#### Collected data ####

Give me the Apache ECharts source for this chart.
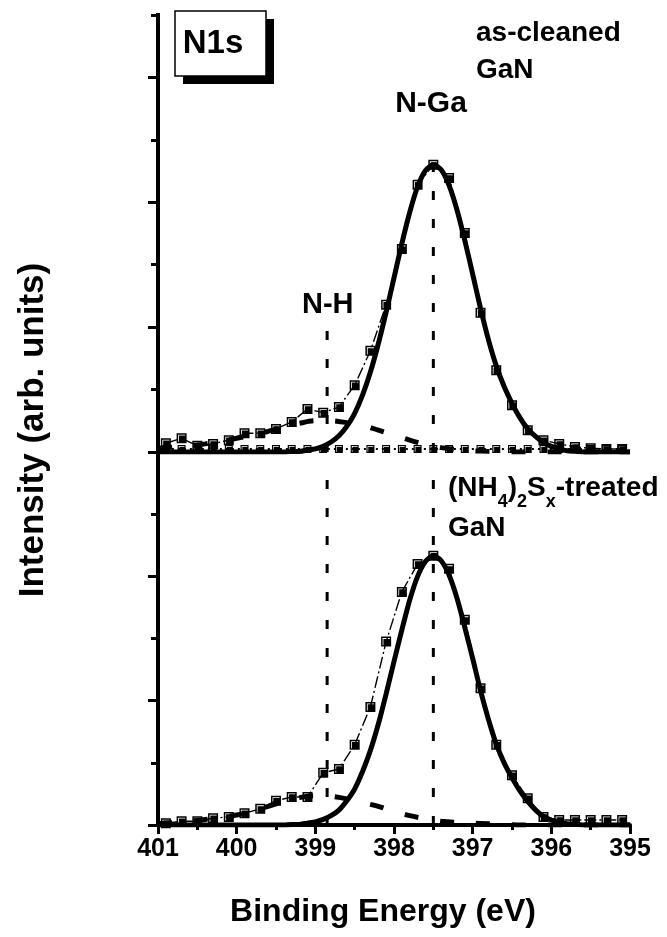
<!DOCTYPE html>
<html>
<head>
<meta charset="utf-8">
<script src="https://cdn.jsdelivr.net/npm/echarts@6/dist/echarts.min.js"></script>
<style>
html,body{margin:0;padding:0;background:#fff;}
#chart{width:667px;height:937px;}
</style>
</head>
<body>
<div id="chart"></div>
<script>
// ---------- data (binding energy in eV, intensity in arb. units) ----------
const xTicks = [401, 400, 399, 398, 397, 396, 395];

// measured points (squares), every 0.2 eV
const dataEnergies = [400.9, 400.7, 400.5, 400.3, 400.1, 399.9, 399.7, 399.5, 399.3, 399.1,
  398.9, 398.7, 398.5, 398.3, 398.1, 397.9, 397.7, 397.5, 397.3, 397.1,
  396.9, 396.7, 396.5, 396.3, 396.1, 395.9, 395.7, 395.5, 395.3, 395.1];
const dataCleaned = [0.14, 0.22, 0.10, 0.13, 0.19, 0.30, 0.30, 0.37, 0.48, 0.69,
  0.63, 0.72, 1.07, 1.62, 2.36, 3.25, 4.28, 4.60, 4.39, 3.51,
  2.23, 1.31, 0.75, 0.35, 0.19, 0.13, 0.08, 0.06, 0.05, 0.05];
const baselineCleaned = [0.05, 0.05, 0.05, 0.05, 0.05, 0.05, 0.05, 0.05, 0.05, 0.05,
  0.05, 0.05, 0.05, 0.05, 0.05, 0.05, 0.05, 0.05, 0.05, 0.05,
  0.05, 0.05, 0.05, 0.05, 0.05, 0.05, 0.05, 0.05, 0.05, 0.05];
const dataTreated = [0.03, 0.06, 0.06, 0.11, 0.13, 0.19, 0.26, 0.39, 0.45, 0.45,
  0.84, 0.90, 1.29, 1.90, 2.95, 3.75, 4.20, 4.33, 4.12, 3.30,
  2.20, 1.29, 0.80, 0.43, 0.13, 0.08, 0.08, 0.08, 0.08, 0.08];

// N-Ga fitted component (thick solid)
const ngaEnergies = [401.0, 399.6, 399.5, 399.4, 399.3, 399.2, 399.1, 399.0, 398.9, 398.8,
  398.7, 398.6, 398.5, 398.4, 398.3, 398.2, 398.1, 398.0, 397.9, 397.8,
  397.7, 397.6, 397.5, 397.4, 397.3, 397.2, 397.1, 397.0, 396.9, 396.8,
  396.7, 396.6, 396.5, 396.4, 396.3, 396.2, 396.1, 396.0, 395.9, 395.8,
  395.7, 395.6, 395.5, 395.4, 395.0];
const ngaCleaned = [0, 0, 0, 0, 0.01, 0.01, 0.03, 0.05, 0.09, 0.16,
  0.26, 0.41, 0.62, 0.91, 1.28, 1.73, 2.24, 2.79, 3.34, 3.84,
  4.25, 4.51, 4.60, 4.52, 4.27, 3.88, 3.39, 2.85, 2.30, 1.80,
  1.38, 1.05, 0.78, 0.55, 0.37, 0.25, 0.15, 0.09, 0.05, 0.02,
  0.01, 0, 0, 0, 0];
const ngaTreated = [0, 0, 0, 0, 0.01, 0.01, 0.03, 0.05, 0.09, 0.15,
  0.24, 0.39, 0.58, 0.86, 1.20, 1.62, 2.11, 2.63, 3.14, 3.62,
  4.00, 4.24, 4.33, 4.25, 4.02, 3.65, 3.18, 2.68, 2.16, 1.70,
  1.30, 1.00, 0.76, 0.55, 0.38, 0.24, 0.14, 0.08, 0.04, 0.02,
  0.01, 0, 0, 0, 0];

// N-H fitted component (thick dashed)
const nhEnergies = [401.0, 400.8, 400.6, 400.4, 400.2, 400.0, 399.8, 399.6, 399.4, 399.2,
  399.0, 398.8, 398.6, 398.4, 398.2, 398.0, 397.8, 397.6, 397.4, 397.2,
  397.0, 396.8, 396.6, 396.4, 396.2, 396.0, 395.0];
const nhCleaned = [0.06, 0.08, 0.10, 0.13, 0.17, 0.22, 0.27, 0.33, 0.40, 0.46,
  0.50, 0.50, 0.47, 0.43, 0.35, 0.27, 0.19, 0.12, 0.07, 0.04,
  0.02, 0.01, 0, 0, 0, 0, 0];
const nhTreated = [0.02, 0.04, 0.06, 0.09, 0.12, 0.16, 0.22, 0.30, 0.38, 0.44,
  0.47, 0.46, 0.42, 0.36, 0.30, 0.22, 0.15, 0.10, 0.06, 0.04,
  0.03, 0.02, 0.01, 0, 0, 0, 0];

// peak position markers (vertical dashed lines): [energy, top value]
const nhMarkCleaned = [398.85, 2.0];
const ngaMarkCleaned = [397.5, 4.75];
const nhMarkTreated = [398.85, 5.8];
const ngaMarkTreated = [397.5, 5.8];

// ---------- helpers ----------
const zip = (xs, ys) => xs.map((x, i) => [x, ys[i]]);
const vline = (m) => [[m[0], 0], [m[0], m[1]]];
const FONT = 'Liberation Sans, Arial, Helvetica, sans-serif';
const sq = 'path://M0,0L10,0L10,10L0,10Z M1.5,1.5L1.5,8.6L8.6,8.6L8.6,1.5Z M2.3,2.3L8.6,2.3L8.6,8.6L2.3,8.6Z';

function panelSeries(xi, yi, data, nga, nh, nhMark, ngaMark, baseline) {
  const s = [
    {type: 'line', xAxisIndex: xi, yAxisIndex: yi, data: zip(nhEnergies, nh), smooth: 0.3,
      symbol: 'none', lineStyle: {color: '#000', width: 5, type: [14, 22]}, z: 2},
    {type: 'line', xAxisIndex: xi, yAxisIndex: yi, data: zip(ngaEnergies, nga), smooth: 0.25,
      symbol: 'none', lineStyle: {color: '#000', width: 5}, z: 3},
    {type: 'line', xAxisIndex: xi, yAxisIndex: yi, data: vline(nhMark), symbol: 'none',
      lineStyle: {color: '#000', width: 3, type: [9, 19]}, z: 2},
    {type: 'line', xAxisIndex: xi, yAxisIndex: yi, data: vline(ngaMark), symbol: 'none',
      lineStyle: {color: '#000', width: 3, type: [9, 19]}, z: 2}
  ];
  if (baseline) {
    s.push({type: 'line', xAxisIndex: xi, yAxisIndex: yi, data: zip(dataEnergies, baseline),
      symbol: sq, symbolSize: 8, itemStyle: {color: '#000'},
      lineStyle: {color: '#000', width: 2, type: [2, 4]}, z: 4});
  }
  s.push({type: 'line', xAxisIndex: xi, yAxisIndex: yi, data: zip(dataEnergies, data),
    symbol: sq, symbolSize: 10, itemStyle: {color: '#000'},
    lineStyle: {color: '#000', width: 1.4, type: [12, 3, 2, 3]}, z: 5});
  return s;
}

const yShort = (gi, max, line) => ({
  type: 'value', gridIndex: gi, min: 0, max: max, interval: 1, position: 'left',
  axisLine: {show: line, onZero: false, lineStyle: {color: '#000', width: 4, cap: 'square'}},
  axisTick: {show: true, length: 7, lineStyle: {color: '#000', width: 3}},
  axisLabel: {show: false}, splitLine: {show: false}
});
const yLong = (gi, max) => ({
  type: 'value', gridIndex: gi, min: 0, max: max, position: 'left',
  axisLine: {show: false},
  axisTick: {show: true, length: 10, customValues: [0, 2, 4, 6], lineStyle: {color: '#000', width: 3}},
  axisLabel: {show: false}, splitLine: {show: false}
});

const chart = echarts.init(document.getElementById('chart'), null, {renderer: 'canvas'});
chart.setOption({
  animation: false,
  backgroundColor: '#fff',
  grid: [
    {left: 158, top: 15, width: 472, height: 437},
    {left: 158, top: 452, width: 472, height: 373}
  ],
  xAxis: [
    {type: 'value', gridIndex: 0, min: 395, max: 401, inverse: true, show: false},
    {type: 'value', gridIndex: 1, min: 395, max: 401, interval: 1, inverse: true,
      axisLine: {onZero: false, lineStyle: {color: '#000', width: 4}},
      axisTick: {length: 9, lineStyle: {color: '#000', width: 3}},
      minorTick: {show: true, splitNumber: 2, length: 5, lineStyle: {color: '#000', width: 3}},
      axisLabel: {margin: 12, color: '#000', fontSize: 25, fontWeight: 'bold', fontFamily: FONT,
        customValues: xTicks},
      splitLine: {show: false}, minorSplitLine: {show: false}}
  ],
  yAxis: [yShort(0, 7, true), yLong(0, 7), yShort(1, 6, true), yLong(1, 6)],
  series: [].concat(
    panelSeries(0, 0, dataCleaned, ngaCleaned, nhCleaned, nhMarkCleaned, ngaMarkCleaned, baselineCleaned),
    panelSeries(1, 2, dataTreated, ngaTreated, nhTreated, nhMarkTreated, ngaMarkTreated, null)
  ),
  graphic: [
    {type: 'rect', shape: {x: 183, y: 19, width: 91, height: 65}, style: {fill: '#000'}, z: 10},
    {type: 'rect', shape: {x: 175, y: 11, width: 91, height: 65}, style: {fill: '#fff', stroke: '#000', lineWidth: 1.5}, z: 11},
    {type: 'text', x: 213, y: 44, z: 12, style: {text: 'N1s', fill: '#000', font: 'bold 33px ' + FONT,
      align: 'center', verticalAlign: 'middle', textAlign: 'center', textVerticalAlign: 'middle'}},
    {type: 'text', x: 476, y: 33, z: 12, style: {text: 'as-cleaned', fill: '#000', font: 'bold 28px ' + FONT,
      align: 'left', verticalAlign: 'middle', textAlign: 'left', textVerticalAlign: 'middle'}},
    {type: 'text', x: 476, y: 70, z: 12, style: {text: 'GaN', fill: '#000', font: 'bold 28px ' + FONT,
      align: 'left', verticalAlign: 'middle', textAlign: 'left', textVerticalAlign: 'middle'}},
    {type: 'text', x: 431, y: 104, z: 12, style: {text: 'N-Ga', fill: '#000', font: 'bold 30px ' + FONT,
      align: 'center', verticalAlign: 'middle', textAlign: 'center', textVerticalAlign: 'middle'}},
    {type: 'text', x: 302, y: 305, z: 12, style: {text: 'N-H', fill: '#000', font: 'bold 29px ' + FONT,
      align: 'left', verticalAlign: 'middle', textAlign: 'left', textVerticalAlign: 'middle'}},
    {type: 'text', x: 448, y: 474, z: 12, style: {
      text: '{m|(NH}{s|4}{m|)}{s|2}{m|S}{s|x}{m|-treated}', fill: '#000',
      align: 'left', verticalAlign: 'top', textAlign: 'left', textVerticalAlign: 'top',
      rich: {
        m: {fontSize: 28, fontWeight: 'bold', fontFamily: FONT, fill: '#000', color: '#000', verticalAlign: 'top', lineHeight: 28},
        s: {fontSize: 18, fontWeight: 'bold', fontFamily: FONT, fill: '#000', color: '#000', verticalAlign: 'top', lineHeight: 18, padding: [19, 0, 0, 0]}
      }}},
    {type: 'text', x: 448, y: 528, z: 12, style: {text: 'GaN', fill: '#000', font: 'bold 28px ' + FONT,
      align: 'left', verticalAlign: 'middle', textAlign: 'left', textVerticalAlign: 'middle'}},
    {type: 'text', x: 383, y: 912, z: 12, style: {text: 'Binding Energy (eV)', fill: '#000', font: 'bold 32px ' + FONT,
      align: 'center', verticalAlign: 'middle', textAlign: 'center', textVerticalAlign: 'middle'}},
    {type: 'text', x: 33, y: 430, rotation: Math.PI / 2, z: 12, style: {text: 'Intensity (arb. units)', fill: '#000',
      font: 'bold 35px ' + FONT, align: 'center', verticalAlign: 'middle', textAlign: 'center', textVerticalAlign: 'middle'}}
  ]
});
</script>
</body>
</html>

####

The problem.
Exactly as written, please give again the lines from the beginning of the listing through the line containing "2.20, 1.29, 0.80, 0.43, 0.13, 0.08, 0.08, 0.08, 0.08, 0.08];", inclusive, without any pictures.

Output.
Give me the Apache ECharts source for this chart.
<!DOCTYPE html>
<html>
<head>
<meta charset="utf-8">
<script src="https://cdn.jsdelivr.net/npm/echarts@6/dist/echarts.min.js"></script>
<style>
html,body{margin:0;padding:0;background:#fff;}
#chart{width:667px;height:937px;}
</style>
</head>
<body>
<div id="chart"></div>
<script>
// ---------- data (binding energy in eV, intensity in arb. units) ----------
const xTicks = [401, 400, 399, 398, 397, 396, 395];

// measured points (squares), every 0.2 eV
const dataEnergies = [400.9, 400.7, 400.5, 400.3, 400.1, 399.9, 399.7, 399.5, 399.3, 399.1,
  398.9, 398.7, 398.5, 398.3, 398.1, 397.9, 397.7, 397.5, 397.3, 397.1,
  396.9, 396.7, 396.5, 396.3, 396.1, 395.9, 395.7, 395.5, 395.3, 395.1];
const dataCleaned = [0.14, 0.22, 0.10, 0.13, 0.19, 0.30, 0.30, 0.37, 0.48, 0.69,
  0.63, 0.72, 1.07, 1.62, 2.36, 3.25, 4.28, 4.60, 4.39, 3.51,
  2.23, 1.31, 0.75, 0.35, 0.19, 0.13, 0.08, 0.06, 0.05, 0.05];
const baselineCleaned = [0.05, 0.05, 0.05, 0.05, 0.05, 0.05, 0.05, 0.05, 0.05, 0.05,
  0.05, 0.05, 0.05, 0.05, 0.05, 0.05, 0.05, 0.05, 0.05, 0.05,
  0.05, 0.05, 0.05, 0.05, 0.05, 0.05, 0.05, 0.05, 0.05, 0.05];
const dataTreated = [0.03, 0.06, 0.06, 0.11, 0.13, 0.19, 0.26, 0.39, 0.45, 0.45,
  0.84, 0.90, 1.29, 1.90, 2.95, 3.75, 4.20, 4.33, 4.12, 3.30,
  2.20, 1.29, 0.80, 0.43, 0.13, 0.08, 0.08, 0.08, 0.08, 0.08];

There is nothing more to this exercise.